As HD Radio Sniffs Success, Critics Question the Formula

http://www.wired.com/techbiz/media/news/2007/10/hdradio

As HD Radio braces for a sliver of success -- adding advertisers and a new wave of portable receivers -- critics say tight control by big radio companies at the top is smothering the fledgling industry's chances.

"Radio's most popular formats were created by radio rebels, outlaws, misfits and ne'er-do-wells -- not by corporate marketing executives," says Robert Hughes, co-owner of San Diego rock station KPRI, which has no immediate plans to broadcast in HD.
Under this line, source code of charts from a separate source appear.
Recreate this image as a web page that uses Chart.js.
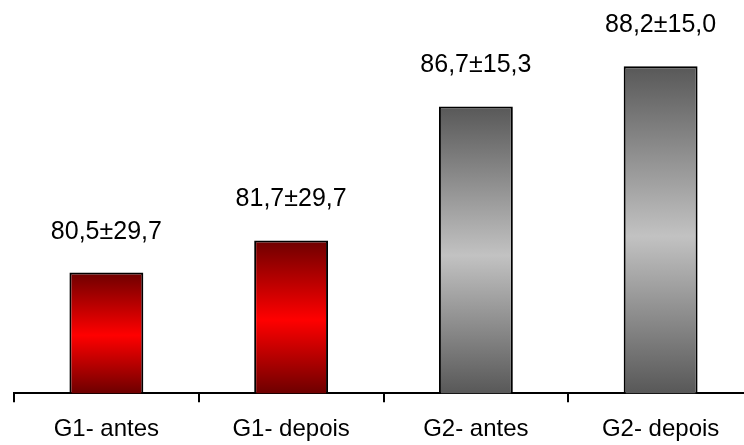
<!DOCTYPE html>
<html>
<head>
<meta charset="utf-8">
<script src="https://cdn.jsdelivr.net/npm/chart.js@4/dist/chart.umd.min.js"></script>
<style>
  html,body{margin:0;padding:0;background:#fff;overflow:hidden;}
  #wrap{width:760px;height:445px;overflow:hidden;}
</style>
</head>
<body>
<div id="wrap"><canvas id="c" width="760" height="457"></canvas></div>
<script>
'use strict';

const groups = ['G1- antes','G1- depois','G2- antes','G2- depois'];
const means  = [80.5, 81.7, 86.7, 88.2];
const sds    = [29.7, 29.7, 15.3, 15.0];
const tones  = ['red','red','grey','grey'];

const Y_MIN = 76, Y_MAX = 90;
const FONT = '"Liberation Sans", Arial, sans-serif';

const fmt = v => v.toFixed(1).replace('.', ',');

// vertical shading: dark at the ends, bright in the middle
const shade = {
  red:  ['#6e0000','#ff0000','#6e0000'],
  grey: ['#585858','#c2c2c2','#585858']
};

function barFill(ctx) {
  const chart = ctx.chart, i = ctx.dataIndex;
  const ys = chart.scales.y;
  const stops = shade[tones[i]];
  if (!ys || !chart.chartArea) return stops[1];
  const top = ys.getPixelForValue(means[i]), bot = ys.getPixelForValue(Y_MIN);
  const g = chart.ctx.createLinearGradient(0, top, 0, bot);
  g.addColorStop(0, stops[0]);
  g.addColorStop(0.52, stops[1]);
  g.addColorStop(1, stops[2]);
  return g;
}

const valueLabels = {
  id: 'valueLabels',
  afterDatasetsDraw(chart) {
    const c = chart.ctx, meta = chart.getDatasetMeta(0);
    c.save();
    c.fillStyle = '#000';
    c.font = '25px ' + FONT;
    c.textAlign = 'center';
    c.textBaseline = 'alphabetic';
    meta.data.forEach((bar, i) => {
      c.fillText(fmt(means[i]) + '±' + fmt(sds[i]), bar.x, bar.y - 34);
    });
    c.restore();
  }
};

new Chart(document.getElementById('c'), {
  type: 'bar',
  data: {
    labels: groups,
    datasets: [{
      data: means,
      backgroundColor: barFill,
      borderColor: '#000',
      borderWidth: 2,
      barPercentage: 0.4,
      categoryPercentage: 1
    }]
  },
  options: {
    responsive: false,
    animation: false,
    layout: { padding: { left: 14, right: 7, top: 18, bottom: 0 } },
    plugins: { legend: { display: false }, tooltip: { enabled: false } },
    scales: {
      x: {
        grid: { display: true, offset: true, drawOnChartArea: false, drawTicks: true, tickLength: 9, color: '#000', lineWidth: 2 },
        border: { display: true, color: '#000', width: 2 },
        ticks: { color: '#000', font: { family: FONT, size: 24 }, padding: 13, maxRotation: 0 }
      },
      y: { display: false, min: Y_MIN, max: Y_MAX }
    }
  },
  plugins: [valueLabels]
});
</script>
</body>
</html>
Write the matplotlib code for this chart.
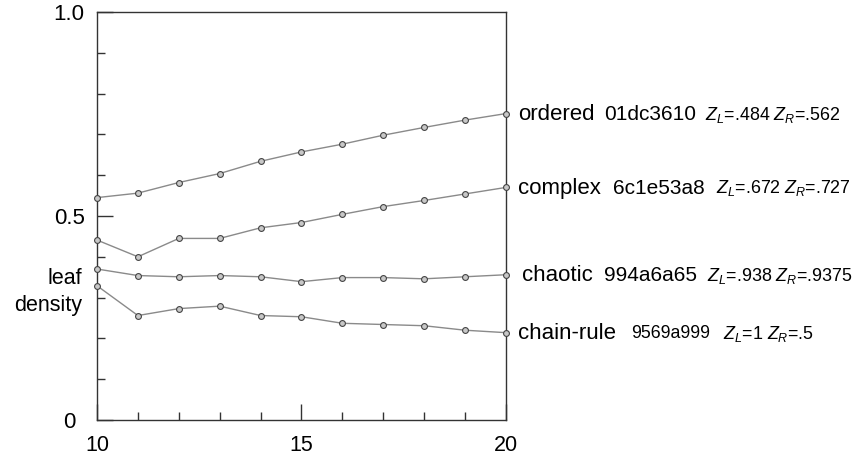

Over the last two years, about 1,500 U.S. radio stations have made the leap to digital broadcasting, terrestrial radio's response to the overwhelming success of the iPod and the threat posed by satellite radio. The technology -- known as HD Radio, although the letters don't stand for "high definition" or anything else -- allows stations to broadcast in higher fidelity and offer secondary channels to listeners with special digital radios.

Stations spend an estimated $100,000 each to upgrade their transmitters to carry digital signals, according to the HD Digital Radio Alliance trade group, which is dominated by huge radio companies.

But so far, digital radio has generated nearly no buzz. HD Radio technology company iBiquity Digital estimates about 200,000 HD radios were sold last year, and predicts between 1 million and 1.5 million will be sold this year.